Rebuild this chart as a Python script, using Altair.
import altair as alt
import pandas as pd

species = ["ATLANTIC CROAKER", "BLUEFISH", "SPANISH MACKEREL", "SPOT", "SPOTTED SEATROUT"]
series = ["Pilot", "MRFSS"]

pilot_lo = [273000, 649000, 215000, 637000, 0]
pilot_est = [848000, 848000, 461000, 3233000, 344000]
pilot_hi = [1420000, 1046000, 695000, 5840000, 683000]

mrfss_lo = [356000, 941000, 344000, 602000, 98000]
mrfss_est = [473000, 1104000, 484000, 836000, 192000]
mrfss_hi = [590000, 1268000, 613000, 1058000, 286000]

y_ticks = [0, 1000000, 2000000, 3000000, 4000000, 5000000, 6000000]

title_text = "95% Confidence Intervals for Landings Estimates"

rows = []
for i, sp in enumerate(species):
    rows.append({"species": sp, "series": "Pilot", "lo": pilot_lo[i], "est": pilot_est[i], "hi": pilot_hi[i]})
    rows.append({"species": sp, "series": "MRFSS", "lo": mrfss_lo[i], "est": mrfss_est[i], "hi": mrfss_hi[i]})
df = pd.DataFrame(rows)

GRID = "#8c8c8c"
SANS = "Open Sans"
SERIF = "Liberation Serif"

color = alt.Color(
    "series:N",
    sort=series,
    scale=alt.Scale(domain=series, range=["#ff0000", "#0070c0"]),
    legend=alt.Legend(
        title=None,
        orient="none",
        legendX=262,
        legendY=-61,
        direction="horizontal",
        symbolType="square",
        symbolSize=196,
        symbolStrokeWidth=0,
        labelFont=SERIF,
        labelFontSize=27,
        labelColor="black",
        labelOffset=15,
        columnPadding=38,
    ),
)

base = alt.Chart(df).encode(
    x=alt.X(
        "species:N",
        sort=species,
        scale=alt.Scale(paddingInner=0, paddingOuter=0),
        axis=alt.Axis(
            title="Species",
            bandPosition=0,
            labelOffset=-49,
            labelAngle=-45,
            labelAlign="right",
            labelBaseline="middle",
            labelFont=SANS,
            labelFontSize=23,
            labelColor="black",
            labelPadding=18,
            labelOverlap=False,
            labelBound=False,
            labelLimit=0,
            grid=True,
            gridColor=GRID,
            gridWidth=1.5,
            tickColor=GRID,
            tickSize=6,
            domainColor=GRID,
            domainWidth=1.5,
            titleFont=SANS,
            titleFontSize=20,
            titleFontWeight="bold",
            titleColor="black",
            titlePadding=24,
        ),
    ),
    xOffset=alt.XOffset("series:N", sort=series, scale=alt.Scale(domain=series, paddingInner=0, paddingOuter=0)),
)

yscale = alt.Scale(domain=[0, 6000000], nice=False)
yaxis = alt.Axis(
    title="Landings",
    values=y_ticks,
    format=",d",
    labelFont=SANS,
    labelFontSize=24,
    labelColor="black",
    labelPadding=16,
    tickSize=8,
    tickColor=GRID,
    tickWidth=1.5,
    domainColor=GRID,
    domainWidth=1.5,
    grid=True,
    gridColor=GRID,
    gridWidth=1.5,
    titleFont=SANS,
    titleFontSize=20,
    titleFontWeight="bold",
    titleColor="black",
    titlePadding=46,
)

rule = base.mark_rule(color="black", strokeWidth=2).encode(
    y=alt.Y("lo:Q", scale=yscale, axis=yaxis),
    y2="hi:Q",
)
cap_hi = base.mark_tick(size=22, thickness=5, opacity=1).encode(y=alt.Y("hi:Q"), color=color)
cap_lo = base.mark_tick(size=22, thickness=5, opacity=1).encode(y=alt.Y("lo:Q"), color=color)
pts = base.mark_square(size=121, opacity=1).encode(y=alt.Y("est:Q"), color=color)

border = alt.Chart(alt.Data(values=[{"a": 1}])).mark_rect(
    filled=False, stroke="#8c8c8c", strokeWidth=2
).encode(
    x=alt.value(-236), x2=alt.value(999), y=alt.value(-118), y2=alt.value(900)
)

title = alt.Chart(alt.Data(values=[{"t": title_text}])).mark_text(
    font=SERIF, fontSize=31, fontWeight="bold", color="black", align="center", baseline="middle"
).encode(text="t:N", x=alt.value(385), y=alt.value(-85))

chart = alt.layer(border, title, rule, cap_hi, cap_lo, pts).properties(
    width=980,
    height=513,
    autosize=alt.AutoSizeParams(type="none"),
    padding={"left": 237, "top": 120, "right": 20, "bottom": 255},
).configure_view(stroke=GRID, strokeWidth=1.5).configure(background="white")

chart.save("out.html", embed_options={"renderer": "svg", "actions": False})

...

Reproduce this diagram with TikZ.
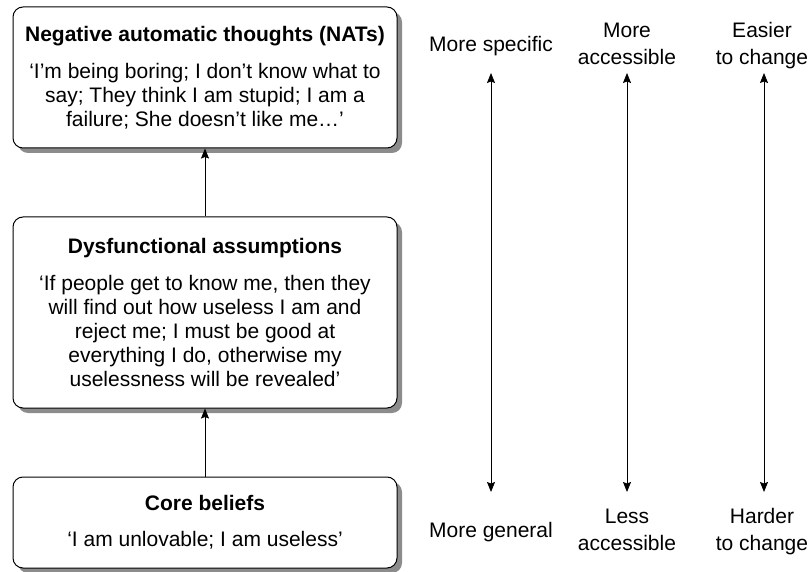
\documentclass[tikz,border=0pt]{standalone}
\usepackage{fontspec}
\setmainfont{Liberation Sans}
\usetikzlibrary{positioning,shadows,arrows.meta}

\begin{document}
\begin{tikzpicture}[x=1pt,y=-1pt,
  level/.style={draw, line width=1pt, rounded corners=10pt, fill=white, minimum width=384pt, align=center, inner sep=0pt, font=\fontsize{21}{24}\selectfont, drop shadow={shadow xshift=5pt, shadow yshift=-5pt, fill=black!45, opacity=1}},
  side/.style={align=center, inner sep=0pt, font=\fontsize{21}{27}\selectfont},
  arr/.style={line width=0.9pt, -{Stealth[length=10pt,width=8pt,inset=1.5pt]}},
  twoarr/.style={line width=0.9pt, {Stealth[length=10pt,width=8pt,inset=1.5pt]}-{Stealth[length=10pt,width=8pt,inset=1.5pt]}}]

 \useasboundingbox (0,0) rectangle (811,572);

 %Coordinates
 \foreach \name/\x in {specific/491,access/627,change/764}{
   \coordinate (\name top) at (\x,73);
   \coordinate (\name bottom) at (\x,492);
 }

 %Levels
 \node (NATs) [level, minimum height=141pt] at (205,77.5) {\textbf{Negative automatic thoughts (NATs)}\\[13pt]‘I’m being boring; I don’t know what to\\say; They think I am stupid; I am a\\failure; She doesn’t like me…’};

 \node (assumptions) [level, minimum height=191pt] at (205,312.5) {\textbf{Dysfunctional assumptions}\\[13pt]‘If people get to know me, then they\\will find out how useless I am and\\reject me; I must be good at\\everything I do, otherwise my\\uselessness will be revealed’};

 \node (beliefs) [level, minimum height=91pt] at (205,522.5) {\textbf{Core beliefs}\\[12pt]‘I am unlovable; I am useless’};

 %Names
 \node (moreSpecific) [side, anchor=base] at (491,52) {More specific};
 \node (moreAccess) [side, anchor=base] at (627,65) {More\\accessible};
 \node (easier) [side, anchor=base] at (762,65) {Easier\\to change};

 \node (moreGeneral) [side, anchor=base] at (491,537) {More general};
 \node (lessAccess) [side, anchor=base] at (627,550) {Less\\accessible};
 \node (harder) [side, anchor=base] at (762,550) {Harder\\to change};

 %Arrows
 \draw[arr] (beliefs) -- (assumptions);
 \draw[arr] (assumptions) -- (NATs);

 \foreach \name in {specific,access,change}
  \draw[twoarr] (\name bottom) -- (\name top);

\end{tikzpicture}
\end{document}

▶ _What to produce_
Retype the lines above exactly as they appear, from the line containing "Reproduce this diagram with TikZ." through the line containing "(0,0) rectangle (811,572);", and leave out any pictures.

▶ _Response_
Reproduce this diagram with TikZ.
\documentclass[tikz,border=0pt]{standalone}
\usepackage{fontspec}
\setmainfont{Liberation Sans}
\usetikzlibrary{positioning,shadows,arrows.meta}

\begin{document}
\begin{tikzpicture}[x=1pt,y=-1pt,
  level/.style={draw, line width=1pt, rounded corners=10pt, fill=white, minimum width=384pt, align=center, inner sep=0pt, font=\fontsize{21}{24}\selectfont, drop shadow={shadow xshift=5pt, shadow yshift=-5pt, fill=black!45, opacity=1}},
  side/.style={align=center, inner sep=0pt, font=\fontsize{21}{27}\selectfont},
  arr/.style={line width=0.9pt, -{Stealth[length=10pt,width=8pt,inset=1.5pt]}},
  twoarr/.style={line width=0.9pt, {Stealth[length=10pt,width=8pt,inset=1.5pt]}-{Stealth[length=10pt,width=8pt,inset=1.5pt]}}]

 \useasboundingbox (0,0) rectangle (811,572);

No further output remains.